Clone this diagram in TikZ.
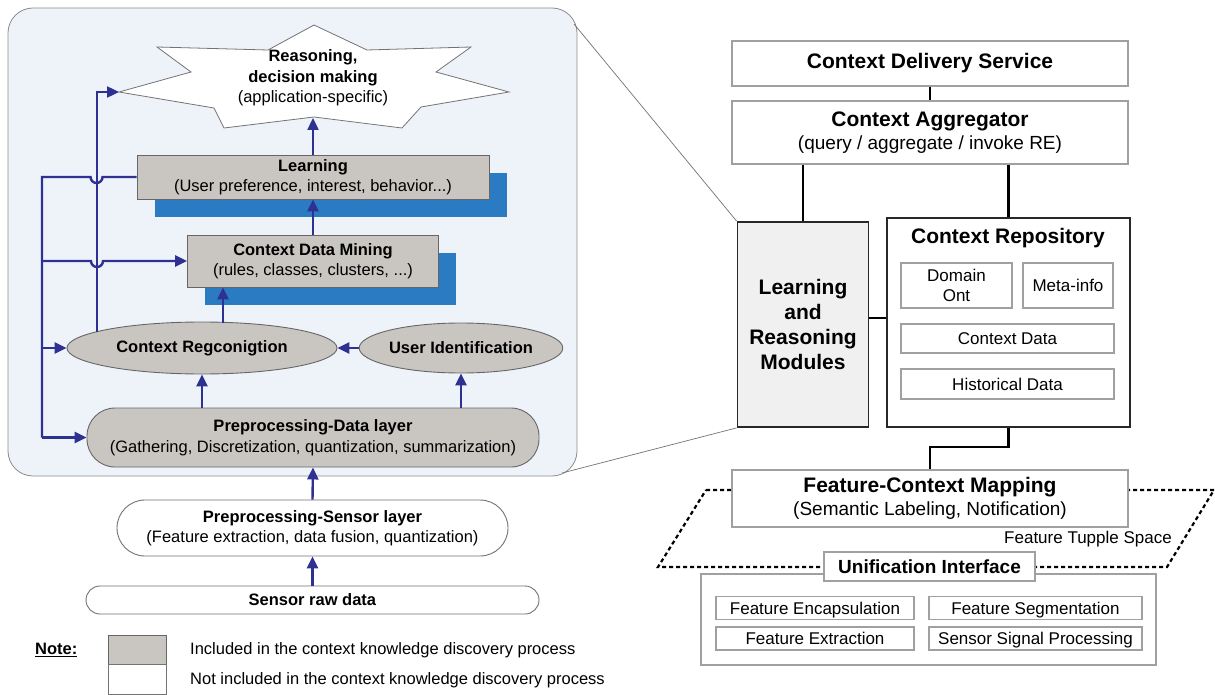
\documentclass[tikz,border=0pt]{standalone}
\usepackage{fontspec}
\setmainfont{Liberation Sans}
\usetikzlibrary{arrows.meta,shapes.geometric}
\definecolor{navy}{RGB}{46,49,146}
\definecolor{panelbg}{RGB}{238,243,250}
\definecolor{boxgray}{RGB}{201,198,193}
\definecolor{shadowblue}{RGB}{42,123,193}
\definecolor{edgegray}{RGB}{160,160,160}
\definecolor{darkedge}{RGB}{40,40,40}
\definecolor{lrfill}{RGB}{240,240,240}
\begin{document}
\begin{tikzpicture}[x=1pt,y=-1pt,
  lf/.style={font=\fontsize{16.5}{20.5}\selectfont},
  mf/.style={font=\fontsize{17}{20}\selectfont},
  bf/.style={font=\fontsize{21}{23.5}\selectfont},
  graybox/.style={draw=black!60,fill=boxgray,line width=0.9pt,inner sep=0pt,align=center,lf},
  shadowbox/.style={fill=shadowblue,draw=none},
  pillbox/.style={draw=black!55,fill=white,line width=0.9pt,inner sep=0pt,align=center,lf},
  arr/.style={draw=navy,line width=2.4pt,-{Triangle[length=12pt,width=11pt]}},
  fbline/.style={draw=navy,line width=2.4pt},
  rbox/.style={draw=edgegray,fill=white,line width=1.4pt,inner sep=0pt,align=center,mf},
  featbox/.style={rbox,text height=12.2pt,text depth=0pt},
  conn/.style={draw=black,line width=2.4pt},
  zoomline/.style={draw=black!55,line width=0.7pt},
  dashline/.style={draw=black,line width=2.2pt,dash pattern=on 4pt off 3pt},
  txt/.style={inner sep=0pt,align=center}]
\useasboundingbox (0,0) rectangle (1215,695);
\fill[white] (0,0) rectangle (1215,695);

% zoom lines
\coordinate (zA) at (574,24);
\coordinate (zB) at (562,473);

% left panel
\draw[draw=black!45,fill=panelbg,line width=0.8pt,rounded corners=25pt] (8,8) rectangle (577,476);

% star
\draw[draw=black!55,fill=white,line width=0.8pt] (314,25) -- (367,50) -- (471,47) -- (436,72) -- (509,92) -- (421,107) -- (402,128) -- (314,117) -- (224,128) -- (214,108) -- (119,92) -- (191,72) -- (157,47) -- (268,50) -- cycle;
\node[txt,lf] (star) at (313,78) {\textbf{Reasoning,}\\\textbf{decision making}\\(application-specific)};
\coordinate (starbot) at (313,118);
\coordinate (starleft) at (119,92);

% learning
\fill[shadowbox] (155,173) rectangle (507,217);
\node[graybox,minimum width=352pt,minimum height=44pt] (learn) at (313,177) {\textbf{Learning}\\(User preference, interest, behavior...)};
% data mining
\fill[shadowbox] (205,253) rectangle (456,305);
\node[graybox,minimum width=251pt,minimum height=52pt] (dm) at (313,261) {\textbf{Context Data Mining}\\(rules, classes, clusters, ...)};

% ellipses
\node[graybox,ellipse,minimum width=270pt,minimum height=52pt] (cr) at (202,348) {\textbf{Context Regconigtion}};
\node[graybox,ellipse,minimum width=196pt,minimum height=50pt] (uid) at (461,348) {\textbf{User Identification}};

% preprocessing data
\node[graybox,rounded corners=28pt,minimum width=452pt,minimum height=59pt] (pre) at (313,437.5) {\textbf{Preprocessing-Data layer}\\(Gathering, Discretization, quantization, summarization)};

% sensor layers
\node[pillbox,rounded corners=28pt,minimum width=391pt,minimum height=56pt] (sl) at (312.5,528) {\textbf{Preprocessing-Sensor layer}\\(Feature extraction, data fusion, quantization)};
\node[pillbox,rounded corners=14pt,minimum width=453pt,minimum height=28pt] (raw) at (312.5,600) {\textbf{Sensor raw data}};

% arrows
\draw[arr] (learn.north) -- (starbot);
\draw[arr] (dm.north) -- (learn.south);
\coordinate (crtop) at (223,322.5);
\draw[arr] (crtop) -- (crtop |- dm.south);
\draw[arr] (uid.west) -- (cr.east);
\draw[arr] (cr.south |- pre.north) -- (cr.south);
\draw[arr] (uid.south |- pre.north) -- (uid.south);
\draw[arr] (sl.north) -- (pre.south);
\draw[arr] (raw.north) -- (sl.south);

% feedback bus
\coordinate (bA) at (42,177);
\coordinate (bB) at (42,261);
\coordinate (bC) at (42,348);
\coordinate (bD) at (42,437.5);
\coordinate (crtl) at (97,332);
\coordinate (sk) at (97,92);
\draw[fbline] (learn.west) -- ++(-34,0) arc[start angle=0,end angle=-180,radius=6pt] -- (bA) -- (bD);
\draw[arr] (bD) -- (pre.west);
\draw[arr] (bB) -- ++(49,0) arc[start angle=-180,end angle=0,radius=6pt] -- (dm.west);
\draw[arr] (bC) -- (cr.west);
\draw[arr] (crtl) -- (sk) -- (starleft);

% legend
\node[txt,anchor=west,lf] (note) at (35,650) {\textbf{\underline{Note:}}};
\node[graybox,minimum width=58pt,minimum height=29pt] (lgA) at (137,649.5) {};
\node[pillbox,minimum width=58pt,minimum height=30pt] (lgB) at (137,679) {};
\node[txt,anchor=west,lf] (lgAt) at (190,650) {Included in the context knowledge discovery process};
\node[txt,anchor=west,lf] (lgBt) at (190,680) {Not included in the context knowledge discovery process};

% right side
\node[rbox,bf,minimum width=396pt,minimum height=45pt] (cds) at (930,63.5) {\textbf{Context Delivery Service}};
\node[rbox,bf,minimum width=396pt,minimum height=63pt] (ca) at (930,132.5) {\textbf{Context Aggregator}\\{\fontsize{19}{23}\selectfont (query / aggregate / invoke RE)}};
\draw[conn] (cds.south) -- (ca.north);

\node[draw=darkedge,fill=lrfill,line width=1.8pt,inner sep=0pt,align=center,minimum width=131pt,minimum height=205pt,font=\fontsize{21}{25}\selectfont\bfseries] (lr) at (803,324.5) {Learning\\and\\Reasoning\\Modules};
\node[draw=darkedge,fill=white,line width=1.8pt,inner sep=0pt,minimum width=243pt,minimum height=209pt] (repo) at (1008.5,322.5) {};
\node[txt,bf] (repot) at (1008,238) {\textbf{Context Repository}};
\node[rbox,minimum width=111pt,minimum height=45pt] (dom) at (956.5,285.5) {Domain\\Ont};
\node[rbox,minimum width=90pt,minimum height=45pt] (meta) at (1068,285.5) {Meta-info};
\node[featbox,minimum width=213pt,minimum height=29pt] (cdata) at (1007.5,338.5) {Context Data};
\node[featbox,minimum width=213pt,minimum height=30pt] (hdata) at (1007.5,384) {Historical Data};

\draw[conn] (lr.north |- ca.south) -- (lr.north);
\draw[conn] (repo.north |- ca.south) -- (repo.north);
\draw[conn] ([yshift=6.5pt]lr.east) -- ([yshift=6.5pt]lr.east -| repo.west);

\draw[zoomline] (zA) -- (lr.north west);
\draw[zoomline] (zB) -- (lr.south west);

% feature tuple space
\draw[dashline] (706,490) -- (1214,490) -- (1167,567) -- (658,567) -- cycle;
\node[rbox,bf,minimum width=396pt,minimum height=57pt] (fcm) at (930,498.5) {\textbf{Feature-Context Mapping}\\{\fontsize{19}{23}\selectfont (Semantic Labeling, Notification)}};
\draw[conn] (repo.south) -- ++(0,19) -| (fcm.north);
\node[txt,mf] (fts) at (1088,539) {Feature Tupple Space};

\node[rbox,minimum width=455pt,minimum height=91pt] (ubox) at (928.5,619.5) {};
\node[rbox,minimum width=211pt,minimum height=29pt,font=\fontsize{19}{22}\selectfont\bfseries] (ui) at (929.5,566.5) {Unification Interface};
\node[featbox,minimum width=198pt,minimum height=23pt] (fe) at (815,608) {Feature Encapsulation};
\node[featbox,minimum width=213pt,minimum height=23pt] (fs) at (1035.5,608) {Feature Segmentation};
\node[featbox,minimum width=198pt,minimum height=23pt] (fx) at (815,638.5) {Feature Extraction};
\node[featbox,minimum width=213pt,minimum height=23pt] (ssp) at (1035.5,638.5) {Sensor Signal Processing};
\end{tikzpicture}
\end{document}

● **Task goal**:
Reproduce the material above exactly, first line through the line that contains "(starleft) at (119,92);", minus the pictures.

● **Final result**:
Clone this diagram in TikZ.
\documentclass[tikz,border=0pt]{standalone}
\usepackage{fontspec}
\setmainfont{Liberation Sans}
\usetikzlibrary{arrows.meta,shapes.geometric}
\definecolor{navy}{RGB}{46,49,146}
\definecolor{panelbg}{RGB}{238,243,250}
\definecolor{boxgray}{RGB}{201,198,193}
\definecolor{shadowblue}{RGB}{42,123,193}
\definecolor{edgegray}{RGB}{160,160,160}
\definecolor{darkedge}{RGB}{40,40,40}
\definecolor{lrfill}{RGB}{240,240,240}
\begin{document}
\begin{tikzpicture}[x=1pt,y=-1pt,
  lf/.style={font=\fontsize{16.5}{20.5}\selectfont},
  mf/.style={font=\fontsize{17}{20}\selectfont},
  bf/.style={font=\fontsize{21}{23.5}\selectfont},
  graybox/.style={draw=black!60,fill=boxgray,line width=0.9pt,inner sep=0pt,align=center,lf},
  shadowbox/.style={fill=shadowblue,draw=none},
  pillbox/.style={draw=black!55,fill=white,line width=0.9pt,inner sep=0pt,align=center,lf},
  arr/.style={draw=navy,line width=2.4pt,-{Triangle[length=12pt,width=11pt]}},
  fbline/.style={draw=navy,line width=2.4pt},
  rbox/.style={draw=edgegray,fill=white,line width=1.4pt,inner sep=0pt,align=center,mf},
  featbox/.style={rbox,text height=12.2pt,text depth=0pt},
  conn/.style={draw=black,line width=2.4pt},
  zoomline/.style={draw=black!55,line width=0.7pt},
  dashline/.style={draw=black,line width=2.2pt,dash pattern=on 4pt off 3pt},
  txt/.style={inner sep=0pt,align=center}]
\useasboundingbox (0,0) rectangle (1215,695);
\fill[white] (0,0) rectangle (1215,695);

% zoom lines
\coordinate (zA) at (574,24);
\coordinate (zB) at (562,473);

% left panel
\draw[draw=black!45,fill=panelbg,line width=0.8pt,rounded corners=25pt] (8,8) rectangle (577,476);

% star
\draw[draw=black!55,fill=white,line width=0.8pt] (314,25) -- (367,50) -- (471,47) -- (436,72) -- (509,92) -- (421,107) -- (402,128) -- (314,117) -- (224,128) -- (214,108) -- (119,92) -- (191,72) -- (157,47) -- (268,50) -- cycle;
\node[txt,lf] (star) at (313,78) {\textbf{Reasoning,}\\\textbf{decision making}\\(application-specific)};
\coordinate (starbot) at (313,118);
\coordinate (starleft) at (119,92);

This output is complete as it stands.